AKRON (Oct. 17, 2006) — Standard & Poor's Ratings Services placed Goodyear's credit ratings on CreditWatch with negative implications because of the ongoing union strike at 16 of the tire maker's North American plants.
S&P noted the “potential for business disruptions and earnings pressures that could result” from the strike, which was started Oct. 5 by the United Steelworkers (USW) union after contract talks failed. Goodyear has total debt of about $7 billion, S&P said.
S&P noted that Goodyear borrowed nearly $1 billion from a revolving credit facility since the strike to enhance liquidity and that the Akron-based tire maker's liquidity should meet its cash requirements for the next several months.
“But the business and financial costs to the company will rise over time,” S&P said in a statement. “Goodyear currently is able to meet most customer requirements through existing inventory, but as inventory is depleted, the company would experience shortages that could damage customer relationships.”

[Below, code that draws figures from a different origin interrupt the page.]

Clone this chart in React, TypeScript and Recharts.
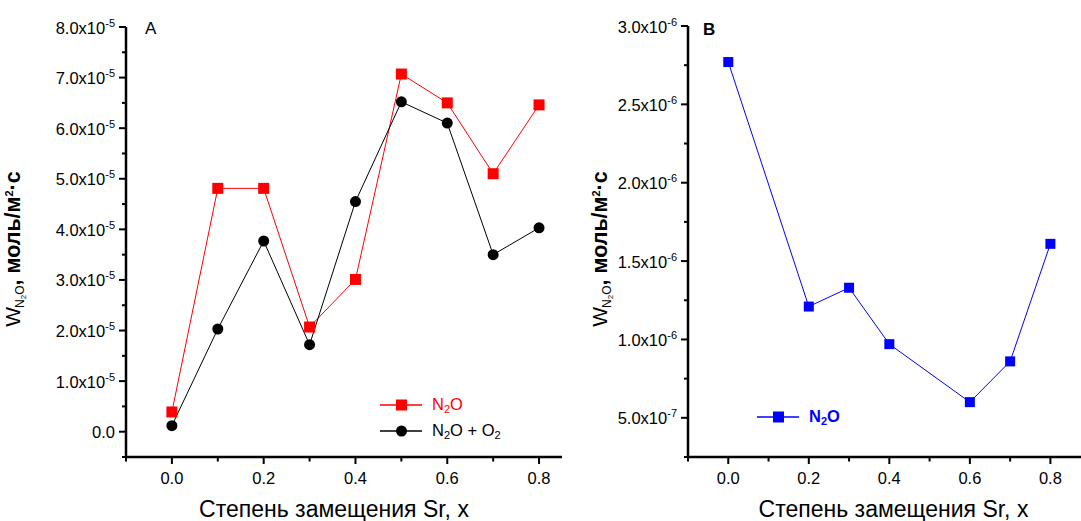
import { LineChart, Line, XAxis, YAxis } from "recharts";

// Степень замещения Sr, x
const X_A = [0, 0.1, 0.2, 0.3, 0.4, 0.5, 0.6, 0.7, 0.8];
// W(N2O), units of 1e-5 моль/м²·с
const N2O_A = [0.39, 4.81, 4.81, 2.07, 3.01, 7.07, 6.5, 5.1, 6.46];
const N2O_O2_A = [0.12, 2.03, 3.77, 1.72, 4.55, 6.52, 6.1, 3.5, 4.03];

const X_B = [0, 0.2, 0.3, 0.4, 0.6, 0.7, 0.8];
// W(N2O), units of 1e-6 моль/м²·с
const N2O_B = [2.77, 1.21, 1.33, 0.97, 0.6, 0.86, 1.61];

const X_TICKS = [-0.1, 0, 0.1, 0.2, 0.3, 0.4, 0.5, 0.6, 0.7, 0.8];
const Y_TICKS_A = [-0.5, 0, 0.5, 1, 1.5, 2, 2.5, 3, 3.5, 4, 4.5, 5, 5.5, 6, 6.5, 7, 7.5, 8];
const Y_TICKS_B = [0.25, 0.5, 0.75, 1, 1.25, 1.5, 1.75, 2, 2.25, 2.5, 2.75, 3];

const FONT = "'Liberation Sans', Arial, sans-serif";

const dataA = X_A.map((x, i) => ({ x, n2o: N2O_A[i], n2oO2: N2O_O2_A[i] }));
const dataB = X_B.map((x, i) => ({ x, n2o: N2O_B[i] }));

function xTick(props: any) {
  const { x, y, payload } = props;
  const v = payload.value;
  const major = v >= 0 && Math.round(v * 10) % 2 === 0;
  return (
    <g>
      <line x1={x} x2={x} y1={y} y2={y + (major ? 7 : 4.5)} stroke="#000" strokeWidth={2} />
      {major && (
        <text x={x} y={y + 27} textAnchor="middle" fontSize={16.5} fontFamily={FONT} fill="#000">
          {v.toFixed(1)}
        </text>
      )}
    </g>
  );
}

function makeYTick(unit: number, step: number) {
  return (props: any) => {
    const { x, y, payload } = props;
    const v = payload.value;
    const major = Math.abs(v / step - Math.round(v / step)) < 1e-6 && v >= 0;
    let label: any = null;
    if (major) {
      if (v === 0) {
        label = "0.0";
      } else {
        const [m, e] = (v * unit).toExponential(1).split("e");
        label = (
          <>
            {m}x10
            <tspan dy={-7} fontSize={11}>{e}</tspan>
          </>
        );
      }
    }
    return (
      <g>
        <line x1={x} x2={x - (major ? 7 : 4)} y1={y} y2={y} stroke="#000" strokeWidth={2} />
        {major && (
          <text x={x - 11} y={y + 6.5} textAnchor="end" fontSize={16.5} fontFamily={FONT} fill="#000">
            {label}
          </text>
        )}
      </g>
    );
  };
}

function yLabel(baseX: number) {
  return (props: any) => {
    const { viewBox } = props;
    const cx = viewBox.x + baseX;
    const cy = 249;
    return (
      <text
        x={cx}
        y={cy}
        transform={`rotate(-90, ${cx}, ${cy})`}
        textAnchor="middle"
        fontFamily={FONT}
        fill="#000"
        fontSize={21.5}
      >
        <tspan fontSize={21}>W</tspan>
        <tspan fontSize={12} dy={4} dx={-1}>N</tspan>
        <tspan fontSize={8} dy={2}>2</tspan>
        <tspan fontSize={12} dy={-2}>O</tspan>
        <tspan dy={-4} fontWeight="bold">, моль/м</tspan>
        <tspan fontSize={11} dy={-7} fontWeight="bold">2</tspan>
        <tspan dy={7} fontWeight="bold">·с</tspan>
      </text>
    );
  };
}

function xLabel(shift: number) {
  return (props: any) => {
    const { viewBox } = props;
    return (
      <text
        x={viewBox.x + viewBox.width / 2 + shift}
        y={517}
        textAnchor="middle"
        fontFamily={FONT}
        fontSize={23}
        fill="#000"
      >
        Степень замещения Sr, x
      </text>
    );
  };
}

const square = (size: number, color: string) => (p: any) =>
  p.cx == null ? <g key={p.key} /> : (
    <rect key={p.key} x={p.cx - size / 2} y={p.cy - size / 2} width={size} height={size} fill={color} />
  );
const circle = (r: number, color: string) => (p: any) =>
  p.cx == null ? <g key={p.key} /> : <circle key={p.key} cx={p.cx} cy={p.cy} r={r} fill={color} />;

function LegendRow({ color, marker, label, bold }: any) {
  return (
    <div style={{ display: "flex", alignItems: "center", height: 26 }}>
      <svg width={52} height={14}>
        <line x1={0} x2={42} y1={7} y2={7} stroke={color} strokeWidth={1.5} />
        {marker === "square" ? (
          <rect x={16} y={1.5} width={11} height={11} fill={color} />
        ) : (
          <circle cx={21.5} cy={7} r={5.5} fill={color} />
        )}
      </svg>
      <span style={{ color, fontWeight: bold ? "bold" : "normal", fontSize: 16.5, fontFamily: FONT }}>
        {label}
      </span>
    </div>
  );
}

const sub = (t: string) => <sub style={{ fontSize: 11, verticalAlign: -3 }}>{t}</sub>;

export default function App() {
  return (
    <div style={{ position: "fixed", left: 0, top: 0, width: 1081, height: 521, background: "#fff", overflow: "hidden" }}>
      <div style={{ position: "absolute", left: 0, top: 0 }}>
        <LineChart width={575} height={521} data={dataA} margin={{ top: 27, right: 13, bottom: 0, left: 0 }}>
          <XAxis
            dataKey="x"
            type="number"
            domain={[-0.1, 0.85]}
            ticks={X_TICKS}
            interval={0}
            height={64}
            tickSize={0}
            tickMargin={0}
            tickLine={false}
            axisLine={{ stroke: "#000", strokeWidth: 2.5 }}
            tick={xTick}
            allowDataOverflow
            label={{ content: xLabel(-10) }}
          />
          <YAxis
            type="number"
            domain={[-0.5, 8]}
            ticks={Y_TICKS_A}
            interval={0}
            width={126}
            tickSize={0}
            tickMargin={0}
            tickLine={false}
            axisLine={{ stroke: "#000", strokeWidth: 2.5 }}
            tick={makeYTick(1e-5, 1)}
            allowDataOverflow
            label={{ content: yLabel(19.5) }}
          />
          <Line dataKey="n2o" stroke="#ff0000" strokeWidth={1} dot={square(11, "#ff0000")} isAnimationActive={false} />
          <Line dataKey="n2oO2" stroke="#000" strokeWidth={1} dot={circle(5.5, "#000")} isAnimationActive={false} />
        </LineChart>
        <div style={{ position: "absolute", left: 145, top: 19, fontFamily: FONT, fontSize: 17 }}>A</div>
        <div style={{ position: "absolute", left: 380, top: 392 }}>
          <LegendRow color="#ff0000" marker="square" label={<>N{sub("2")}O</>} />
          <LegendRow color="#000" marker="circle" label={<>N{sub("2")}O + O{sub("2")}</>} />
        </div>
      </div>

      <div style={{ position: "absolute", left: 560, top: 0 }}>
        <LineChart width={521} height={521} data={dataB} margin={{ top: 26, right: 0, bottom: 0, left: 0 }}>
          <XAxis
            dataKey="x"
            type="number"
            domain={[-0.1, 0.876]}
            ticks={X_TICKS}
            interval={0}
            height={64}
            tickSize={0}
            tickMargin={0}
            tickLine={false}
            axisLine={{ stroke: "#000", strokeWidth: 2.5 }}
            tick={xTick}
            allowDataOverflow
            label={{ content: xLabel(9) }}
          />
          <YAxis
            type="number"
            domain={[0.25, 3]}
            ticks={Y_TICKS_B}
            interval={0}
            width={128}
            tickSize={0}
            tickMargin={0}
            tickLine={false}
            axisLine={{ stroke: "#000", strokeWidth: 2.5 }}
            tick={makeYTick(1e-6, 0.5)}
            allowDataOverflow
            label={{ content: yLabel(47) }}
          />
          <Line dataKey="n2o" stroke="#0000ff" strokeWidth={1} dot={square(10, "#0000ff")} isAnimationActive={false} />
        </LineChart>
        <div style={{ position: "absolute", left: 143, top: 20, fontFamily: FONT, fontSize: 17, fontWeight: "bold" }}>B</div>
        <div style={{ position: "absolute", left: 197, top: 404 }}>
          <LegendRow color="#0000ff" marker="square" label={<>N{sub("2")}O</>} bold />
        </div>
      </div>
    </div>
  );
}
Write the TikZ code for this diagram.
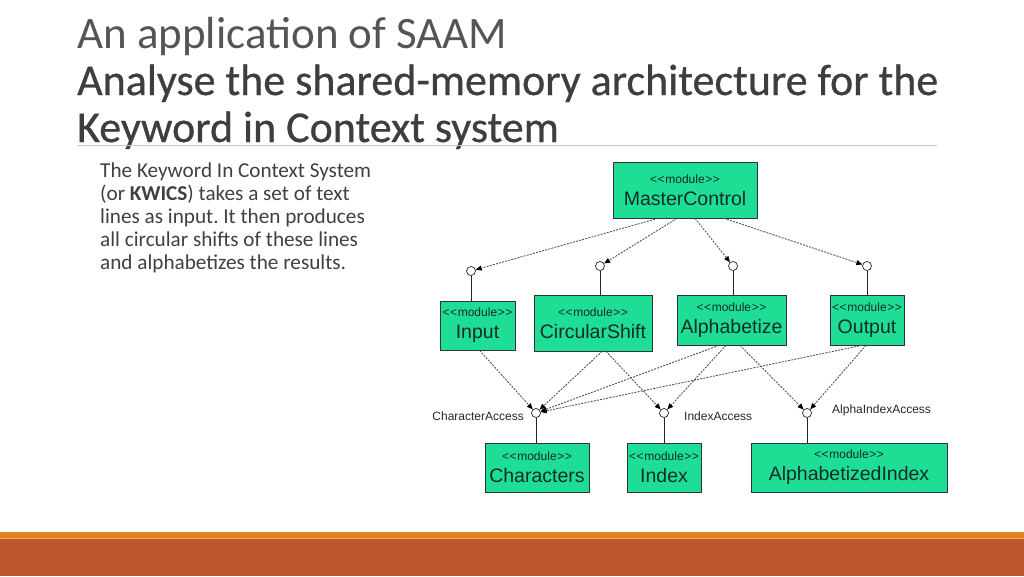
\documentclass[tikz,border=0pt]{standalone}
\usepackage{fontspec}
\setmainfont{Carlito}
\newfontfamily\diagfont{Liberation Sans}
\newfontfamily\headfont[FakeBold=0.6]{Carlito}
\usetikzlibrary{arrows.meta,calc}
\frenchspacing
\definecolor{boxgreen}{RGB}{30,222,150}
\definecolor{boxtext}{RGB}{20,45,35}
\definecolor{titlegray}{RGB}{85,85,85}
\definecolor{headgray}{RGB}{62,62,62}
\definecolor{bodygray}{RGB}{64,64,64}
\definecolor{bandorange}{RGB}{226,131,30}
\definecolor{bandlight}{RGB}{242,170,100}
\definecolor{bandrust}{RGB}{189,88,44}
\definecolor{rulegray}{RGB}{200,200,200}
\newcommand{\modtag}{{\fontsize{12}{13}\selectfont <\kern0.6pt<\kern0.6pt module\kern0.6pt>\kern0.6pt>}}
\tikzset{
  modbox/.style={draw=black!80, line width=0.7pt, fill=boxgreen, text=boxtext,
    inner sep=0pt, align=center, font=\diagfont\fontsize{19.5}{22}\selectfont},
  iface/.style={circle, draw=black!85, fill=white, line width=0.7pt, minimum size=9pt, inner sep=0pt},
  dep/.style={draw=black!70, line width=0.85pt, dash pattern=on 2pt off 1.2pt,
    -{Triangle[length=6pt,width=5pt,color=black]}},
  provides/.style={draw=black!85, line width=0.8pt},
  ifacelabel/.style={font=\diagfont\fontsize{12}{13}\selectfont, text=black!85, inner sep=0pt},
  headline/.style={anchor=base west, inner sep=0pt},
  bodyline/.style={anchor=base west, inner sep=0pt, text=bodygray, font=\fontsize{21.2}{23}\selectfont}
}
\begin{document}
\begin{tikzpicture}[x=1pt,y=-1pt]
\useasboundingbox (0,0) rectangle (1024,576);
% titles
\node[headline, text=titlegray, font=\fontsize{45}{45}\selectfont] (t1) at (77,48) {An application of SAAM};
\node[headline, text=headgray, font=\headfont\fontsize{44}{44}\selectfont] (t2) at (77,95) {Analyse the shared-memory architecture for the};
\node[headline, text=headgray, font=\headfont\fontsize{44}{44}\selectfont] (t3) at (77,142) {Keyword in Context system};
\draw[rulegray, line width=0.8pt] (77,145.5) -- (937,145.5);
% body
\node[bodyline] (b1) at (100,177) {The Keyword In Context System};
\node[bodyline] (b2) at (100,200) {(or \textbf{KWICS}) takes a set of text};
\node[bodyline] (b3) at (100,223) {lines as input. It then produces};
\node[bodyline] (b4) at (100,246) {all circular shifts of these lines};
\node[bodyline] (b5) at (100,269) {and alphabetizes the results.};
% boxes
\node[modbox, minimum width=144pt, minimum height=56pt] (mc) at (685,190) {\modtag\\MasterControl};
\node[modbox, minimum width=75pt, minimum height=49pt] (in) at (477.5,325.5) {\modtag\\Input};
\node[modbox, minimum width=118pt, minimum height=56pt] (cs) at (593,323) {\modtag\\CircularShift};
\node[modbox, minimum width=109pt, minimum height=50pt] (al) at (731.5,320) {\modtag\\Alphabetize};
\node[modbox, minimum width=74pt, minimum height=50pt] (out) at (867,320) {\modtag\\Output};
\node[modbox, minimum width=104pt, minimum height=49pt] (ch) at (537,467.5) {\modtag\\Characters};
\node[modbox, minimum width=74pt, minimum height=49pt] (ix) at (664,467.5) {\modtag\\Index};
\node[modbox, minimum width=196pt, minimum height=49pt] (ai) at (849,467.5) {\modtag\\AlphabetizedIndex};
% interfaces
\node[iface] (c1) at (471,271) {};
\node[iface] (c2) at (600,266) {};
\node[iface] (c3) at (733,266) {};
\node[iface] (c4) at (867,266) {};
\node[iface] (ca) at (536,413) {};
\node[iface] (ci) at (664,413) {};
\node[iface] (cx) at (807,413) {};
\draw[provides] (c1) -- (c1 |- in.north);
\draw[provides] (c2) -- (c2 |- cs.north);
\draw[provides] (c3) -- (c3 |- al.north);
\draw[provides] (c4) -- (c4 |- out.north);
\draw[provides] (ca) -- (ca |- ch.north);
\draw[provides] (ci) -- (ci |- ix.north);
\draw[provides] (cx) -- (cx |- ai.north);
% labels
\node[ifacelabel, anchor=east] (la) at (524,416) {CharacterAccess};
\node[ifacelabel, anchor=west] (li) at (684,416) {IndexAccess};
\node[ifacelabel, anchor=west] (lx) at (832,410) {AlphaIndexAccess};
% dependencies from MasterControl
\draw[dep] ([xshift=-27pt]mc.south) -- (c1);
\draw[dep] ([xshift=-8pt]mc.south) -- (c2);
\draw[dep] ([xshift=10pt]mc.south) -- (c3);
\draw[dep] ([xshift=39pt]mc.south) -- (c4);
% lower dependencies
\draw[dep] ([xshift=2pt]in.south) -- (ca);
\draw[dep] ([xshift=9pt]cs.south) -- (ca);
\draw[dep] ([xshift=13pt]cs.south) -- (ci);
\draw[dep] ([xshift=-12.5pt]al.south) -- (ca);
\draw[dep] ([xshift=-5.5pt]al.south) -- (ci);
\draw[dep] ([xshift=8.5pt]al.south) -- (cx);
\draw[dep] ([xshift=-5pt]out.south) -- (ca);
\draw[dep] ([xshift=-1pt]out.south) -- (cx);
% bottom band
\fill[bandorange] (0,532) rectangle (1024,537.5);
\fill[bandlight] (0,537.5) rectangle (1024,538.5);
\fill[bandrust] (0,538.5) rectangle (1024,576);
\end{tikzpicture}
\end{document}
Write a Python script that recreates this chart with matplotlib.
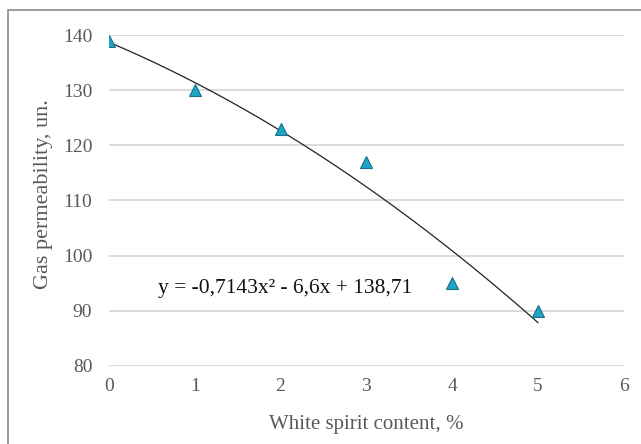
import matplotlib.pyplot as plt
import numpy as np
from matplotlib.patches import Rectangle

# gas permeability vs white spirit content
content = [0, 1, 2, 3, 4, 5]
permeability = [139, 130, 123, 117, 95, 90]
# quadratic trend coefficients (a, b, c)
coef = [-0.7143, -6.6, 138.71]
x_ticks = [0, 1, 2, 3, 4, 5, 6]
y_ticks = [80, 90, 100, 110, 120, 130, 140]

plt.rcParams['font.family'] = ['Liberation Serif', 'DejaVu Serif']

fig = plt.figure(figsize=(6.41, 4.44), dpi=100)
ax = fig.add_axes([0.170, 0.176, 0.803, 0.745])

# outer frame of the chart
fig.patches.append(Rectangle((8/641, -0.1), 1.2, 1.1 - 10/444,
                             transform=fig.transFigure, fill=False,
                             edgecolor='#8c8c8c', linewidth=1.2))

xs = np.linspace(content[0], content[-1], 200)
ax.plot(xs, np.polyval(coef, xs), color='#222222', linewidth=0.9, zorder=2)
ax.plot(content, permeability, linestyle='none', marker='^', markersize=8.5,
        markerfacecolor='#1fa3c4', markeredgecolor='#1b6f8a',
        markeredgewidth=0.8, zorder=3)

ax.text(0.57, 94.1, 'y = -0,7143x² - 6,6x + 138,71', fontsize=15.5,
        color='#111111', va='center')

ax.set_xlim(0, 6)
ax.set_ylim(80, 140)
ax.set_xticks(x_ticks)
ax.set_yticks(y_ticks)
ax.grid(axis='y', color='#d9d9d9', linewidth=1.3)
ax.set_axisbelow(True)
for s in ax.spines.values():
    s.set_visible(False)
ax.tick_params(length=0, labelsize=14, labelcolor='#595959')
ax.tick_params(axis='y', pad=12)
ax.tick_params(axis='x', pad=9)
ax.set_xlabel('White spirit content, %', fontsize=15, color='#595959',
              labelpad=14)
ax.set_ylabel('Gas permeability, un.', fontsize=16, color='#595959')
ax.yaxis.set_label_coords(-0.109, 0.52)

fig.savefig('out.png', dpi=100)
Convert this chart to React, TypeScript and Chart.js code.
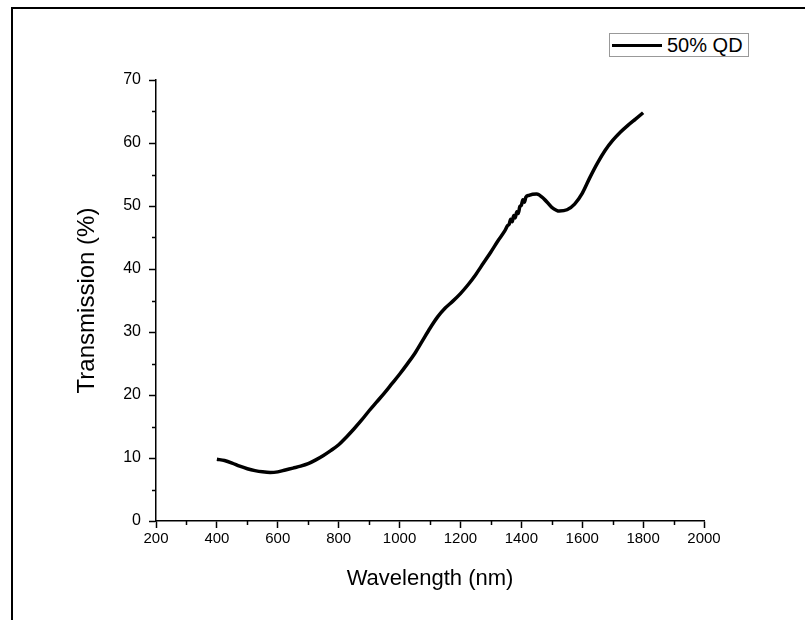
import React, { useEffect, useRef } from 'react';
import { Chart, registerables } from 'chart.js';

Chart.register(...registerables);

const seriesLabel = '50% QD';
const xTitle = 'Wavelength (nm)';
const yTitle = 'Transmission (%)';

const wavelengths = [
  400, 425, 450, 475, 500, 525, 550, 575, 600, 625, 650, 675, 700, 725, 750, 775,
  800, 825, 850, 875, 900, 925, 950, 975, 1000, 1025, 1050, 1075, 1100, 1125, 1150,
  1175, 1200, 1225, 1250, 1275, 1300, 1325, 1345, 1355, 1360, 1365, 1370, 1375, 1380,
  1385, 1390, 1395, 1400, 1405, 1410, 1415, 1425, 1450, 1475, 1500, 1525, 1550, 1575,
  1600, 1625, 1650, 1675, 1700, 1725, 1750, 1775, 1800,
];

const transmission = [
  9.8, 9.6, 9.2, 8.7, 8.3, 8.0, 7.8, 7.7, 7.8, 8.1, 8.4, 8.7, 9.1, 9.7, 10.4, 11.2,
  12.1, 13.3, 14.6, 16.0, 17.5, 18.9, 20.3, 21.8, 23.3, 24.9, 26.6, 28.6, 30.6, 32.4, 33.8,
  34.9, 36.1, 37.5, 39.1, 40.9, 42.7, 44.6, 46.0, 46.9, 47.1, 47.9, 47.5, 48.5, 48.1,
  49.1, 48.8, 49.9, 50.1, 51.0, 50.6, 51.4, 51.7, 51.9, 51.1, 49.8, 49.2, 49.4, 50.3,
  52.0, 54.5, 56.8, 58.8, 60.4, 61.7, 62.8, 63.8, 64.8,
];

const xMin = 200;
const xMax = 2000;
const xStep = 200;
const yMin = 0;
const yMax = 70;
const yStep = 10;

const minorTicks = {
  id: 'minorTicks',
  afterDraw(chart: any) {
    const { ctx, scales } = chart;
    const xs = scales.x;
    const ys = scales.y;
    ctx.save();
    ctx.strokeStyle = '#000';
    ctx.lineWidth = 1.5;
    ctx.beginPath();
    for (let v = xMin + xStep / 2; v < xMax; v += xStep) {
      const px = Math.round(xs.getPixelForValue(v)) + 0.5;
      ctx.moveTo(px, ys.bottom);
      ctx.lineTo(px, ys.bottom + 4);
    }
    for (let v = yMin + yStep / 2; v < yMax; v += yStep) {
      const py = Math.round(ys.getPixelForValue(v)) + 0.5;
      ctx.moveTo(xs.left - 4, py);
      ctx.lineTo(xs.left, py);
    }
    ctx.stroke();
    ctx.restore();
  },
};

export default function App() {
  const canvasRef = useRef<HTMLCanvasElement | null>(null);

  useEffect(() => {
    const canvas = canvasRef.current;
    if (!canvas) return;
    const points = wavelengths.map((w, i) => ({ x: w, y: transmission[i] }));
    const fontFamily = '"Liberation Sans", Arial, sans-serif';
    const chart = new Chart(canvas, {
      type: 'line',
      data: {
        datasets: [
          {
            label: seriesLabel,
            data: points,
            borderColor: '#000',
            borderWidth: 3.5,
            pointRadius: 0,
            fill: false,
            tension: 0.4,
            cubicInterpolationMode: 'monotone',
          },
        ],
      },
      options: {
        animation: false,
        responsive: false,
        maintainAspectRatio: false,
        layout: { padding: { left: 0, top: 80, right: 101, bottom: 0 } },
        plugins: {
          legend: { display: false },
          tooltip: { enabled: false },
        },
        scales: {
          x: {
            type: 'linear',
            min: xMin,
            max: xMax,
            ticks: {
              stepSize: xStep,
              color: '#000',
              font: { family: fontFamily, size: 15 },
              padding: 2,
              maxRotation: 0,
              callback: (v: any) => String(v),
            },
            grid: {
              drawOnChartArea: false,
              drawTicks: true,
              tickLength: 7,
              tickColor: '#000',
              tickWidth: 1.5,
            },
            border: { display: true, color: '#000', width: 1.5 },
            title: {
              display: true,
              text: xTitle,
              color: '#000',
              font: { family: fontFamily, size: 22 },
              padding: { top: 0, bottom: 28 },
            },
            afterFit(scale: any) {
              scale.height = 99;
            },
          },
          y: {
            type: 'linear',
            min: yMin,
            max: yMax,
            ticks: {
              stepSize: yStep,
              color: '#000',
              font: { family: fontFamily, size: 16 },
              padding: 8,
              callback: (v: any) => String(v),
            },
            grid: {
              drawOnChartArea: false,
              drawTicks: true,
              tickLength: 7,
              tickColor: '#000',
              tickWidth: 1.5,
            },
            border: { display: true, color: '#000', width: 1.5 },
            title: {
              display: true,
              text: yTitle,
              color: '#000',
              font: { family: fontFamily, size: 24 },
              padding: { top: 73, bottom: 0 },
            },
            afterFit(scale: any) {
              scale.width = 156;
            },
          },
        },
      },
      plugins: [minorTicks],
    });
    return () => chart.destroy();
  }, []);

  return (
    <div style={{ position: 'fixed', left: 0, top: 0, width: 805, height: 620, background: '#fff', overflow: 'hidden' }}>
      <div
        style={{
          position: 'absolute',
          left: 11,
          top: 7,
          right: -10,
          bottom: -10,
          borderTop: '2px solid #000',
          borderLeft: '2px solid #000',
        }}
      />
      <canvas ref={canvasRef} width={805} height={620} style={{ position: 'absolute', left: 0, top: 0, width: 805, height: 620 }} />
      <div
        style={{
          position: 'absolute',
          left: 609,
          top: 33,
          width: 138,
          height: 22,
          border: '1px solid #999',
          background: '#fff',
          display: 'flex',
          alignItems: 'center',
          fontFamily: '"Liberation Sans", Arial, sans-serif',
          fontSize: 20,
          color: '#000',
          boxSizing: 'content-box',
          whiteSpace: 'nowrap',
        }}
      >
        <span style={{ display: 'inline-block', width: 50, height: 3, background: '#000', marginLeft: 2, marginRight: 5 }} />
        <span style={{ lineHeight: '22px' }}>{seriesLabel}</span>
      </div>
    </div>
  );
}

S&P analyst Martin King said Goodyear's credit ratings could suffer if the strike appears likely to strain the company's credit profile.
Analyst John Murphy of Merrill Lynch also said in a note to investors that a protracted strike is “more likely” as Goodyear draws more funds from its credit facilities. The first day of the strike Goodyear borrowed $300 million, followed by another $675 million on Oct. 13, nearly drawing on the full amount of the facility.
“The draw down of the revolver leads us to believe that negotiations are not going as well as Goodyear originally anticipated when the strike began,” Mr. Murphy wrote.
However, Mr. King at S&P said he believes Goodyear and the USW ultimately will be able to work out an agreement that “should help Goodyear to lower its burdensome cost position in North America.”